We knew that this day would arrive sooner or later, we just hoped that we wouldn't be around to see it.
David Attenborough, having filled our screens for almost as long as Lonesome George plodded around the Galapagos Islands, might finally be putting his feet up and it's a bloody tragedy.
According to Attenborough's veteran producer Anthony Geffen, the BBC series Great Barrier Reef will be the last time we see the near-nonagenarian jetting around the world: Speaking to The Guardian he said “I feel this one is the last of what I call ‘on-the-road’ David Attenboroughs.”
Sure, it won't be the last time that we haer his knowledge-laden breathy vocals of wisdom laying down the facts on our TV screens, he is still due to narrate the BBC’s upcoming Planet Earth documentary, but it would appear that his days of trekking through the jungle are over.
Geffen explained, probably with a tear in his eye: "He’ll do narrations forever. But I think the idea of taking Attenborough... for a year to two years on a project where he’s involved intensely and goes on locations a lot throughout – I think at 90, that can’t go on forever."

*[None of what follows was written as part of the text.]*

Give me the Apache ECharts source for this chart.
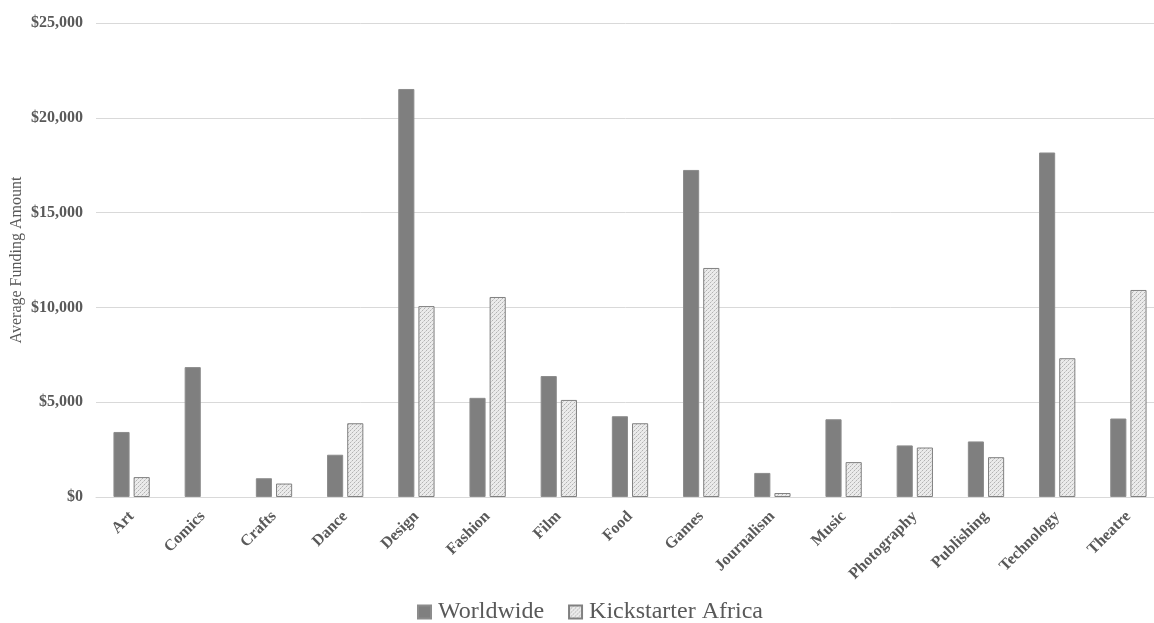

"Will he stop? No, he’ll never stop. In fact he’s often said to me... the best way to go would be on the road... In some ways I hope that’s the case, because that’s what he loves: he loves being out there."
After first appearing on the BBC way back in 1954 he’s due a well-earned rest - although this milestone hasn’t stopped the Queen, so maybe we should demand some more Attenborough gold. He is TV royalty after all.